> [Charts and diagrams as code]
--------------------------------------------------

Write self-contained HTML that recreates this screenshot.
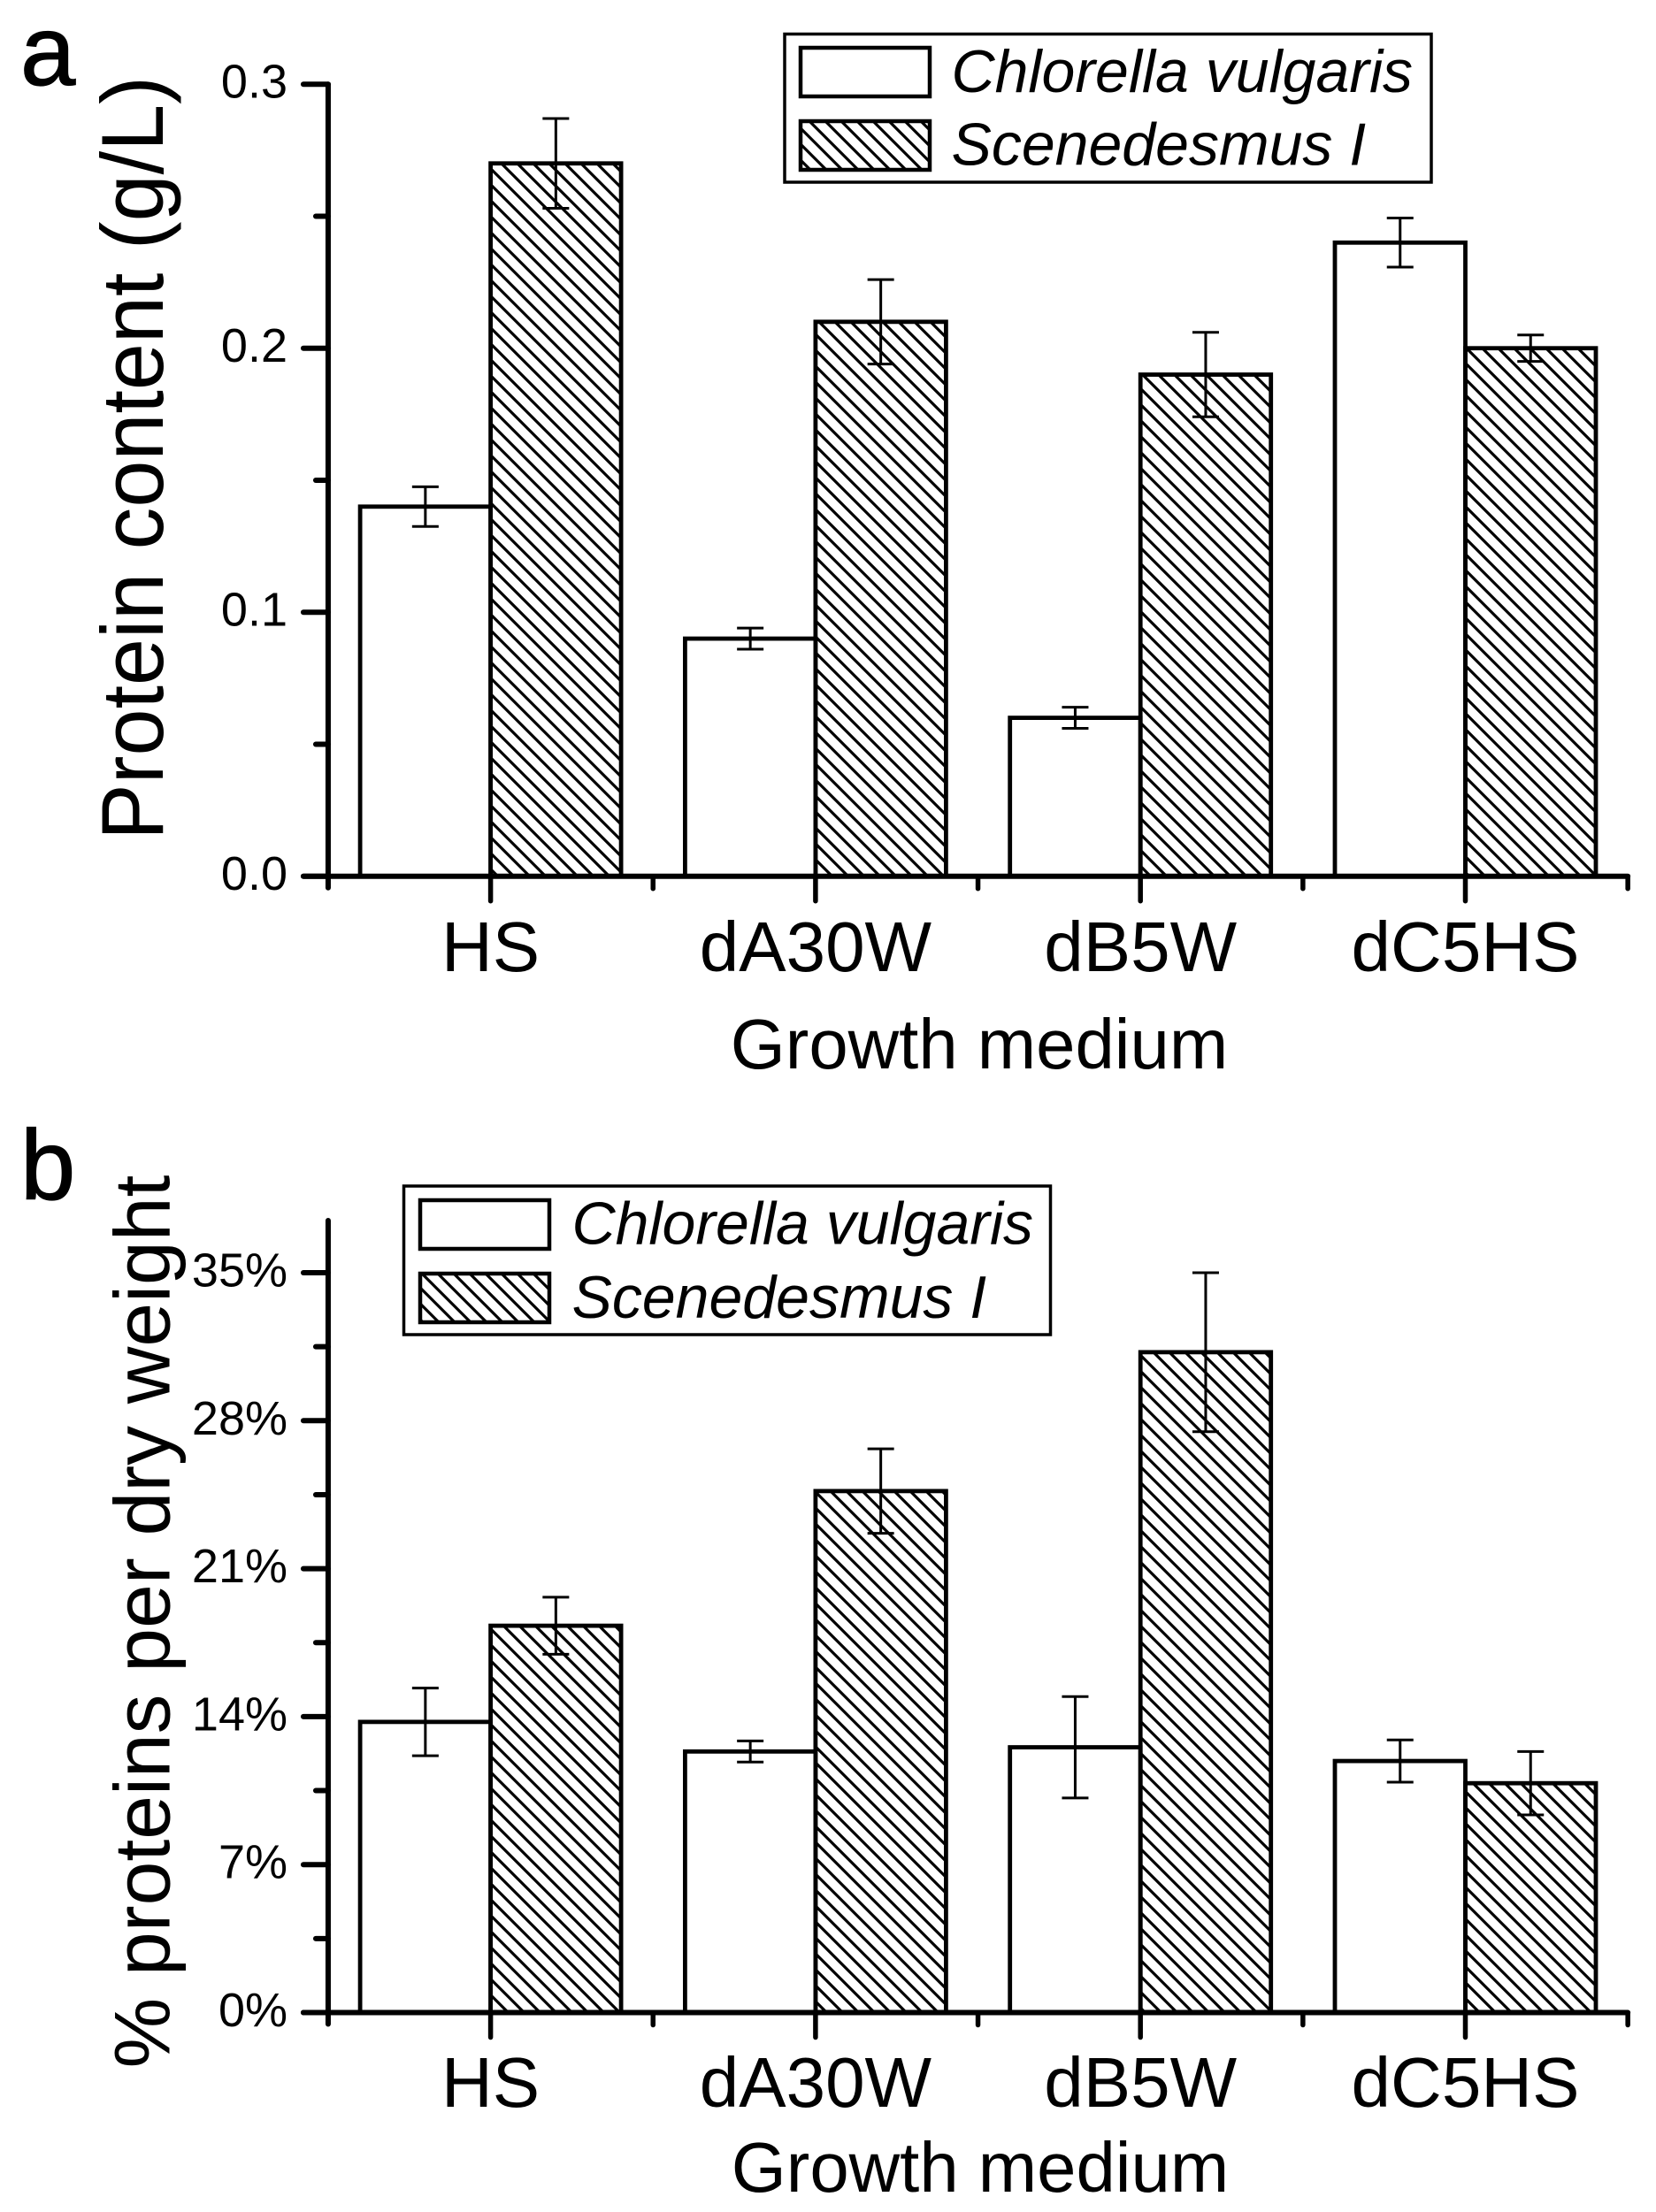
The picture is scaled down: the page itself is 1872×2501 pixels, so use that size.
<!DOCTYPE html>
<html lang="en">
<head>
<meta charset="utf-8">
<title>Protein content and percent proteins per dry weight</title>
<style>
html,body{margin:0;padding:0;background:#fff;}
body{width:1872px;height:2501px;overflow:hidden;}
svg{display:block;}
text{font-family:"Liberation Sans",Arial,sans-serif;fill:#000;}
.it{font-style:italic;font-size:68px;}
.tick{font-size:54px;}
.cat{font-size:80px;}
.axt{font-size:79.7px;}
</style>
</head>
<body>
<svg id="fig" xmlns="http://www.w3.org/2000/svg" width="1872" height="2501" viewBox="0 0 1872 2501">
<defs>
<pattern id="hatchA" patternUnits="userSpaceOnUse" width="18" height="18" patternTransform="translate(4,0)">
<path d="M-4,-4L22,22M-4,14L4,22M14,-4L22,4" stroke="#000" stroke-width="3.2" fill="none"/>
</pattern>
<pattern id="hatchB" patternUnits="userSpaceOnUse" width="18" height="18" patternTransform="translate(9,0)">
<path d="M-4,-4L22,22M-4,14L4,22M14,-4L22,4" stroke="#000" stroke-width="3.2" fill="none"/>
</pattern>
</defs>
<rect x="0" y="0" width="1872" height="2501" fill="#fff"/>

<g id="panelA"></g>
<g id="panelB"></g>

<text x="23" y="96" font-size="112" stroke="#000" stroke-width="1.2">a</text>
<text x="23" y="1356" font-size="112" stroke="#000" stroke-width="1.2">b</text>

<text transform="translate(184,518) rotate(-90) scale(0.963,1)" text-anchor="middle" font-size="99">Protein content (g/L)</text>
<text transform="translate(191.5,1833.5) rotate(-90)" text-anchor="middle" font-size="89.5">% proteins per dry weight</text>

<text class="axt" x="1107" y="1208" text-anchor="middle">Growth medium</text>
<text class="axt" x="1108" y="2478" text-anchor="middle">Growth medium</text>

<g>
<rect x="887" y="38.5" width="731" height="167.5" fill="#fff" stroke="#000" stroke-width="3.5"/>
<rect x="905" y="54" width="146" height="55" fill="#fff" stroke="#000" stroke-width="4.5"/>
<rect x="905" y="137" width="146" height="55" fill="url(#hatchA)" stroke="#000" stroke-width="4.5"/>
<text class="it" x="1075.5" y="104">Chlorella vulgaris</text>
<text class="it" x="1075.5" y="186.5">Scenedesmus I</text>
</g>

<g>
<rect x="456.5" y="1341" width="731" height="168" fill="#fff" stroke="#000" stroke-width="3.5"/>
<rect x="475" y="1357" width="146" height="55" fill="#fff" stroke="#000" stroke-width="4.5"/>
<rect x="475" y="1440" width="146" height="55" fill="url(#hatchB)" stroke="#000" stroke-width="4.5"/>
<text class="it" x="646.5" y="1406.5">Chlorella vulgaris</text>
<text class="it" x="646.5" y="1490">Scenedesmus I</text>
</g>
</svg>

<script>
var categories = ['HS', 'dA30W', 'dB5W', 'dC5HS'];

var proteinChlorella = [0.14, 0.09, 0.06, 0.24];
var proteinChlorellaErr = [0.0075, 0.004, 0.004, 0.0093];
var proteinScenedesmus = [0.27, 0.21, 0.19, 0.20];
var proteinScenedesmusErr = [0.017, 0.016, 0.016, 0.005];
var proteinMajorTicks = [0, 0.1, 0.2, 0.3];
var proteinMinorTicks = [0.05, 0.15, 0.25];
var proteinTickLabels = ['0.0', '0.1', '0.2', '0.3'];

var percentChlorella = [13.75, 12.35, 12.55, 11.9];
var percentChlorellaErr = [1.6, 0.5, 2.4, 1.0];
var percentScenedesmus = [18.3, 24.67, 31.24, 10.85];
var percentScenedesmusErr = [1.35, 2.0, 3.76, 1.5];
var percentMajorTicks = [0, 7, 14, 21, 28, 35];
var percentMinorTicks = [3.5, 10.5, 17.5, 24.5, 31.5];
var percentTickLabels = ['0%', '7%', '14%', '21%', '28%', '35%'];

var SVGNS = 'http://www.w3.org/2000/svg';

function xScale(i) {
  return 554.6 + 367.3 * i;
}

function makeY(zeroPx, pxPerUnit) {
  return function (v) { return zeroPx - v * pxPerUnit; };
}

function node(parent, tag, props) {
  var el = document.createElementNS(SVGNS, tag);
  for (var k in props) el.setAttribute(k, props[k]);
  parent.appendChild(el);
  return el;
}

function drawBar(g, key, cx, side, value, err, y, zero, fill) {
  var halfW = 147.5;
  var x0 = side < 0 ? cx - halfW : cx;
  var bar = node(g, 'rect', {x: x0, y: y(value), width: halfW, height: zero - y(value), fill: fill, stroke: '#000', 'stroke-width': 4.8});
  
  
  var mid = x0 + halfW / 2;
  var hi = y(value + err);
  var lo = y(value - err);
  var eb = node(g, 'path', {
    d: 'M' + mid + ',' + hi + 'V' + lo + 'M' + (mid - 15) + ',' + hi + 'H' + (mid + 15) + 'M' + (mid - 15) + ',' + lo + 'H' + (mid + 15),
    fill: 'none', stroke: '#000', 'stroke-width': 3
  });
  
  
}

function drawPanel(g, id, a, aErr, b, bErr, majors, minors, labels, y, zero, top, hatch, catBase) {
  var axisX = xScale(-0.5);
  var axisEnd = xScale(3.5);
  var i;
  for (i = 0; i < categories.length; i++) {
    drawBar(g, id + '-chlorella-' + categories[i], xScale(i), -1, a[i], aErr[i], y, zero, '#fff');
    drawBar(g, id + '-scenedesmus-' + categories[i], xScale(i), 1, b[i], bErr[i], y, zero, 'url(#' + hatch + ')');
  }

  var yAxis = node(g, 'line', {x1: axisX, x2: axisX, y1: top, y2: zero + 13, stroke: '#000', 'stroke-width': 6, 'stroke-linecap': 'round'});
  
  

  var xAxis = node(g, 'line', {x1: axisX - 28, x2: axisEnd, y1: zero, y2: zero, stroke: '#000', 'stroke-width': 6, 'stroke-linecap': 'round'});
  
  

  majors.forEach(function (v, n) {
    var t = node(g, 'line', {x1: axisX - 28, x2: axisX, y1: y(v), y2: y(v), stroke: '#000', 'stroke-width': 6, 'stroke-linecap': 'round'});
    
    
    var l = node(g, 'text', {x: 325, y: y(v) + 15.5, 'text-anchor': 'end', 'class': 'tick'});
    l.textContent = labels[n];
    
    
  });

  minors.forEach(function (v, n) {
    var t = node(g, 'line', {x1: axisX - 14, x2: axisX, y1: y(v), y2: y(v), stroke: '#000', 'stroke-width': 6, 'stroke-linecap': 'round'});
    
    
  });

  categories.forEach(function (c, n) {
    var t = node(g, 'line', {x1: xScale(n), x2: xScale(n), y1: zero, y2: zero + 28, stroke: '#000', 'stroke-width': 5.5, 'stroke-linecap': 'round'});
    
    
    var m = node(g, 'line', {x1: xScale(n + 0.5), x2: xScale(n + 0.5), y1: zero, y2: zero + 14, stroke: '#000', 'stroke-width': 5.5, 'stroke-linecap': 'round'});
    
    
    var l = node(g, 'text', {x: xScale(n), y: catBase, 'text-anchor': 'middle', 'class': 'cat'});
    l.textContent = c;
    
    
  });
}

drawPanel(document.getElementById('panelA'), 'a',
  proteinChlorella, proteinChlorellaErr, proteinScenedesmus, proteinScenedesmusErr,
  proteinMajorTicks, proteinMinorTicks, proteinTickLabels,
  makeY(990.7, 2985), 990.7, 95.3, 'hatchA', 1098);

drawPanel(document.getElementById('panelB'), 'b',
  percentChlorella, percentChlorellaErr, percentScenedesmus, percentScenedesmusErr,
  percentMajorTicks, percentMinorTicks, percentTickLabels,
  makeY(2275.5, 23.9), 2275.5, 1380, 'hatchB', 2382);
</script>
</body>
</html>
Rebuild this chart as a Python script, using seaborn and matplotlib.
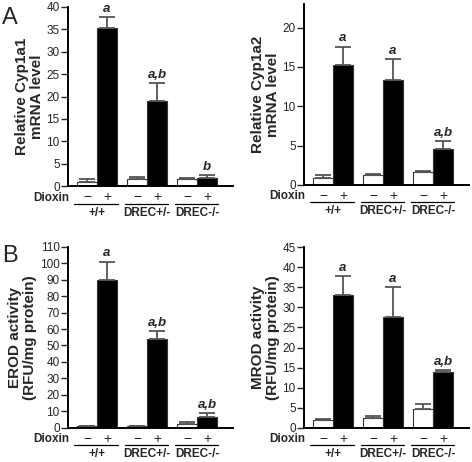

--------------------------------------------------

List all lines from the entries that include the word "this".

> [The reply]
Write self-contained HTML that recreates this screenshot.
Rebuild this chart as a Python script, using seaborn and matplotlib.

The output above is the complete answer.